Another birthday headed my way. The days are crossed out on the calendar. Not for real, just mentally I cross off the days. I’ve made it through another year by daydreams, wishes and prayers.  Firty-two years this September; enough to cause a serious meltdown on a cake. All those single candles would surely converge into a puddle of wax but there hasn’t been a cake with or without candles the last few years. Childhood parties with pin-the-tail-on-the-donkey and blowing out the candles have gone the way of lying in the sun on the dock or making love on moonlight nights.


The rush to get through the day leaves little time for smelling the flowers. I daydream when in the bathroom; not a luxurious bath with bubbles galore to relax and restore... a daydream when sitting on the can; actually more of a collapse some days. A pause to evacuate body fluids gives me a chance to close my eyes and daydream sometimes without interruption for a minute or two. Usually the day pushes on, the phone rings or John calls out, “You still here Mom?”

I listen to music in the car but that’s not a safe time to close my eyes to imagine the future. I’m stuck. I’m thinking too much. I don’t want to say the same old same old that runs me through each day. I have heard the words simplify in infrequent moments of meditation when a pause to gaze out the window turns into more than a minute. What do I want to say? What do I want to wish for? Not a million dollar lottery ticket that would probably cause more problems. I’ve heard you have to change your phone number immediately after winning because once your name is released closet relatives and new found friends will plague you.

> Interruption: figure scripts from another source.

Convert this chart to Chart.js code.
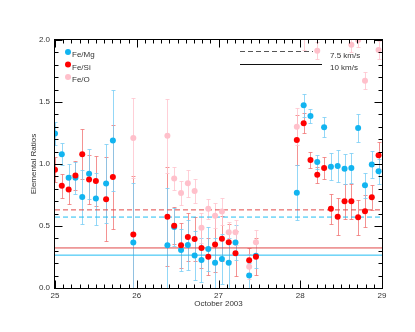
<!DOCTYPE html>
<html><head><meta charset="utf-8">
<script src="https://cdn.jsdelivr.net/npm/chart.js@4.4.1/dist/chart.umd.min.js"></script>
<style>html,body{margin:0;padding:0;background:#fff}#wrap{width:415px;height:332px}</style>
</head><body><div id="wrap"><canvas id="c" width="415" height="332"></canvas></div>
<script>
// Time (days of October 2003)
const times = [25.0, 25.083, 25.167, 25.25, 25.333, 25.417, 25.5, 25.625, 25.708, 25.958,
  26.375, 26.458, 26.542, 26.625, 26.708, 26.792, 26.875, 26.958, 27.042, 27.125, 27.208,
  27.375, 27.458, 27.958, 28.042, 28.125, 28.208, 28.292, 28.375, 28.458, 28.542, 28.625,
  28.708, 28.792, 28.875, 28.958];
const feMg = [1.245, 1.079, 0.889, 0.889, 0.734, 0.921, 0.721, 0.842, 1.19, 0.366, 0.344, 0.492,
  0.306, 0.347, 0.263, 0.226, 0.315, 0.204, 0.234, 0.204, 0.366, 0.10, 0.26, 0.769, 1.473, 1.387,
  1.016, 1.296, 0.978, 0.984, 0.962, 0.968, 1.29, 0.828, 0.995, 0.941];
const feMgErr = [0.09, 0.088, 0.11, 0.13, 0.22, 0.2, 0.21, 0.32, 0.41, 0.48, 0.46, 0.15, 0.17,
  0.2, 0.2, 0.18, 0.18, 0.2, 0.2, 0.2, 0.14, 0.1, 0.1, 0.22, 0.09, 0.055, 0.06, 0.08, 0.11, 0.13,
  0.12, 0.12, 0.11, 0.1, 0.11, 0.1];
const feSi = [0.953, 0.824, 0.795, 0.908, 1.079, 0.874, 0.863, 0.716, 0.895, 0.432, 0.575, 0.503,
  0.344, 0.411, 0.395, 0.323, 0.253, 0.35, 0.398, 0.368, 0.28, 0.223, 0.253, 1.194, 1.328, 1.032,
  0.914, 0.968, 0.64, 0.575, 0.70, 0.70, 0.57, 0.618, 0.731, 1.07];
const feSiErr = [0.1, 0.095, 0.12, 0.12, 0.2, 0.2, 0.2, 0.34, 0.42, 0.47, 0.4, 0.15, 0.18, 0.19,
  0.18, 0.16, 0.15, 0.22, 0.18, 0.15, 0.18, 0.1, 0.15, 0.2, 0.08, 0.065, 0.065, 0.09, 0.12, 0.15,
  0.14, 0.14, 0.14, 0.13, 0.1, 0.11];
const feO = [null, null, null, null, null, null, null, null, null, 1.21, 1.228, 0.884, 0.766, 0.844,
  0.782, 0.486, 0.64, 0.583, 0.616, 0.449, 0.449, 0.172, 0.368, 1.30, 2.12, null, 1.914, null, null,
  null, null, 1.962, 2.0, 1.672, null, 1.92];
const feOErr = [null, null, null, null, null, null, null, null, null, 0.32, 0.3, 0.09, 0.1, 0.11,
  0.1, 0.12, 0.08, 0.1, 0.11, 0.08, 0.1, 0.1, 0.1, 0.15, 0.2, null, 0.07, null, null, null, null,
  0.06, 0.06, 0.07, null, 0.07];
// Reference (photospheric) levels: dashed = 7.5 km/s, solid = 10 km/s
const refFeSi75 = 0.63, refFeMg75 = 0.572, refFeSi10 = 0.323, refFeMg10 = 0.265;
const seriesNames = ['Fe/Mg', 'Fe/Si', 'Fe/O'];
const speedNames = ['7.5 km/s', '10 km/s'];
const xTickLabels = ['25', '26', '27', '28', '29'];
const yTickLabels = ['0.0', '0.5', '1.0', '1.5', '2.0'];
const xTitle = 'October 2003', yTitle = 'Elemental Ratios';

const CYAN = '#11B4F0', RED = '#FF0000', PINK = '#FFC0CB';
const FONT = 'Liberation Sans, Arial, Helvetica, sans-serif';

function pts(vals, errs) {
  const out = [];
  times.forEach((t, i) => { if (vals[i] !== null) out.push({x: t, y: vals[i], e: errs[i]}); });
  return out;
}
function refLine(v) { return [{x: 25, y: v}, {x: 29, y: v}]; }

const errorBars = {
  id: 'errorBars',
  beforeDatasetsDraw(chart) {
    const {ctx, chartArea: a, scales: {x, y}} = chart;
    ctx.save();
    ctx.beginPath(); ctx.rect(a.left, a.top, a.right - a.left, a.bottom - a.top); ctx.clip();
    chart.data.datasets.forEach(ds => {
      if (!ds.errorColor) return;
      ctx.strokeStyle = ds.errorColor; ctx.lineWidth = 1;
      ds.data.forEach(p => {
        if (p.e == null) return;
        const px = Math.round(x.getPixelForValue(p.x)) + 0.5;
        const y1 = Math.round(y.getPixelForValue(p.y + p.e)) + 0.5;
        const y2 = Math.round(y.getPixelForValue(p.y - p.e)) + 0.5;
        ctx.beginPath();
        ctx.moveTo(px, y1); ctx.lineTo(px, y2);
        ctx.moveTo(px - 2, y1); ctx.lineTo(px + 2, y1);
        ctx.moveTo(px - 2, y2); ctx.lineTo(px + 2, y2);
        ctx.stroke();
      });
    });
    ctx.restore();
  }
};

const frame = {
  id: 'frame',
  afterDraw(chart) {
    const {ctx, chartArea: a, scales: {x, y}} = chart;
    ctx.save();
    ctx.strokeStyle = '#000'; ctx.lineWidth = 1;
    const L = Math.round(a.left) - 0.5, R = Math.round(a.right) + 0.5;
    const T = Math.round(a.top) - 0.5, B = Math.round(a.bottom) + 0.5;
    ctx.strokeRect(L, T, R - L, B - T);
    ctx.beginPath();
    for (let k = 0; k <= 40; k++) {
      const px = Math.round(x.getPixelForValue(25 + k * 0.1)) + 0.5;
      const len = k % 10 === 0 ? 8 : 4;
      ctx.moveTo(px, B); ctx.lineTo(px, B - len);
      ctx.moveTo(px, T); ctx.lineTo(px, T + len);
    }
    for (let k = 0; k <= 20; k++) {
      const py = Math.round(y.getPixelForValue(k * 0.1)) + 0.5;
      const len = k % 5 === 0 ? 8 : 4;
      ctx.moveTo(L, py); ctx.lineTo(L + len, py);
      ctx.moveTo(R, py); ctx.lineTo(R - len, py);
    }
    ctx.stroke();
    // series legend (top-left)
    const cols = [CYAN, RED, PINK];
    ctx.font = '8px ' + FONT; ctx.textBaseline = 'middle'; ctx.textAlign = 'left';
    seriesNames.forEach((n, i) => {
      const cy = 52 + i * 12.5;
      ctx.fillStyle = cols[i];
      ctx.beginPath(); ctx.arc(68, cy, 3, 0, Math.PI * 2); ctx.fill();
      ctx.fillStyle = '#333';
      ctx.fillText(n, 72, cy + 3);
    });
    // speed legend (top-right)
    ctx.lineWidth = 1;
    ctx.strokeStyle = '#555'; ctx.setLineDash([5, 3]);
    ctx.beginPath(); ctx.moveTo(240, 51.5); ctx.lineTo(313, 51.5); ctx.stroke();
    ctx.setLineDash([]); ctx.strokeStyle = '#111';
    ctx.beginPath(); ctx.moveTo(240, 64.5); ctx.lineTo(322, 64.5); ctx.stroke();
    ctx.fillStyle = '#333';
    ctx.fillText(speedNames[0], 330, 55.5);
    ctx.fillText(speedNames[1], 330, 68);
    ctx.restore();
  }
};

new Chart(document.getElementById('c'), {
  type: 'scatter',
  data: {
    datasets: [
      {label: seriesNames[1], data: pts(feSi, feSiErr), backgroundColor: RED, borderWidth: 0,
        pointRadius: 3, errorColor: 'rgba(240,110,110,0.75)', order: 1, clip: 0},
      {label: seriesNames[0], data: pts(feMg, feMgErr), backgroundColor: CYAN, borderWidth: 0,
        pointRadius: 3, errorColor: 'rgba(120,205,245,0.8)', order: 2, clip: 0},
      {label: seriesNames[2], data: pts(feO, feOErr), backgroundColor: PINK, borderWidth: 0,
        pointRadius: 3, errorColor: 'rgba(255,195,205,0.8)', order: 3, clip: 0},
      {type: 'line', data: refLine(refFeSi75), borderColor: '#E04848', borderWidth: 1, borderDash: [5, 3], pointRadius: 0, order: 5},
      {type: 'line', data: refLine(refFeMg75), borderColor: '#22BDF2', borderWidth: 1, borderDash: [5, 3], pointRadius: 0, order: 5},
      {type: 'line', data: refLine(refFeSi10), borderColor: '#E04848', borderWidth: 1, pointRadius: 0, order: 5},
      {type: 'line', data: refLine(refFeMg10), borderColor: '#22BDF2', borderWidth: 1, pointRadius: 0, order: 5}
    ]
  },
  options: {
    responsive: false, animation: false, devicePixelRatio: 1,
    layout: {padding: {top: 40, right: 33, left: 0, bottom: 0}},
    plugins: {legend: {display: false}, tooltip: {enabled: false}},
    scales: {
      x: {
        type: 'linear', min: 25, max: 29,
        grid: {display: false, drawTicks: false}, border: {display: false},
        ticks: {stepSize: 1, padding: 3, color: '#333', font: {family: FONT, size: 8},
          maxRotation: 0, autoSkip: false,
          callback: (v, i) => xTickLabels[i]},
        title: {display: true, text: xTitle, color: '#333', font: {family: FONT, size: 8},
          padding: {top: 0, bottom: 23}},
        afterFit: s => { s.height = 44; }
      },
      y: {
        type: 'linear', min: 0, max: 2,
        grid: {display: false, drawTicks: false}, border: {display: false},
        ticks: {stepSize: 0.5, padding: 5, color: '#333', font: {family: FONT, size: 8},
          callback: (v, i) => yTickLabels[i]},
        title: {display: true, text: yTitle, color: '#333', font: {family: FONT, size: 8},
          padding: {top: 29, bottom: 0}},
        afterFit: s => { s.width = 55; }
      }
    }
  },
  plugins: [errorBars, frame]
});
</script></body></html>
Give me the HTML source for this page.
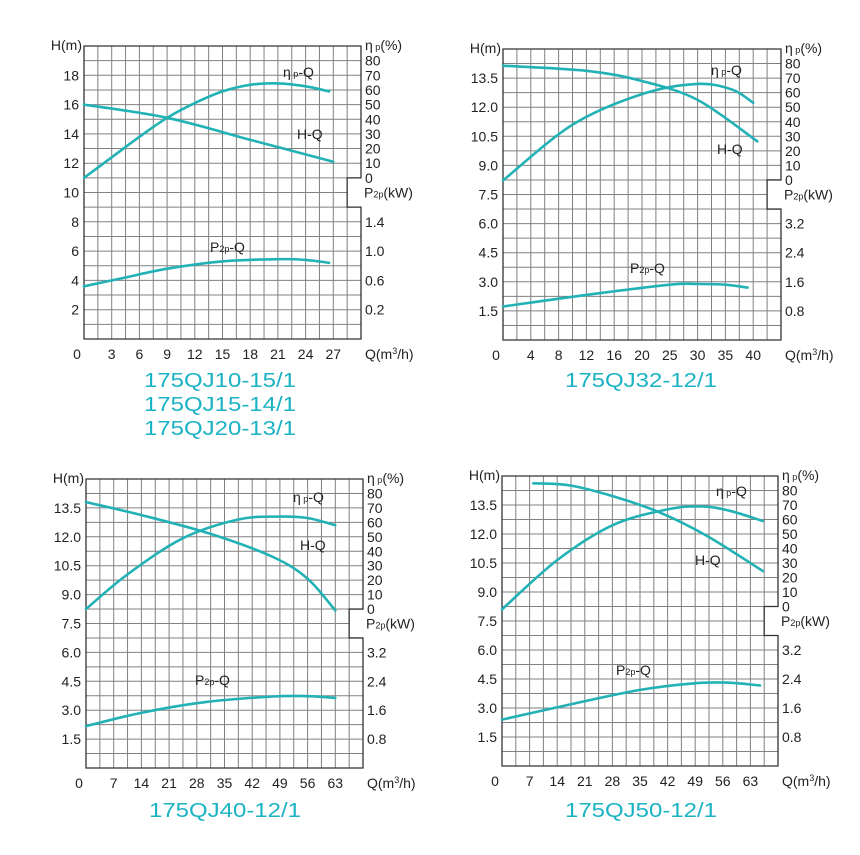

No I would wish for comfortableness. Don’t think it’s a word but that would be my wish. Comfortable home, comfortable clothes, comfortable body that I would actually watch in the mirror while dressing; a comfortable kiss, at least a million to make up for lack of intimacy for all these years. Where is a comfortable relationship with comfortable love making? A comfortable relationship where neither one of the couple would have pressure to perform or put up with someone’s idea of being. A relaxed friendship, solid comradeship to support each other through roller coaster rides of life.

What else… what else is so denied, so far out of reach, closed off by my mind. I know its me. I know I could change it all not by a wish or magic but by… by what? The tools I know but don’t do are meditation, Chi Gong and massage. How did I get so far away from what I know works to sooth the soul, to boost creativity, to live the good life?


Some how I got narrowed, my beams are not as sturdy; I have more than faltered on my journey. I look at an abusive marriage and am thankful I was able to choose to get out. I look at my son’s accident but can only make the best or worst of each emotionally overwhelming day. I’m too close to that; I wonder what could have been done differently. Why on earth would anyone choose that struggle? My whole belief system crumbled with the impact of his body on that car hood. I give him my all but neglect myself. I push through an over grown field; one that held great promise. I gave up praying and turned to doing; to getting by. I play peck-a-boo with the spirituality that got left behind. Not able to turn away from this disaster; I flounder to find sure footing. There was no choice but to dive in with eyes wide open to his being born again. When executed by car, John escaped death with eyes closed and mine wide open. No movies are scary as what I went through. No wonder I’m numbered to the soul which has been stranded without sleep. The things I do with my eyes closed overwhelm my friends.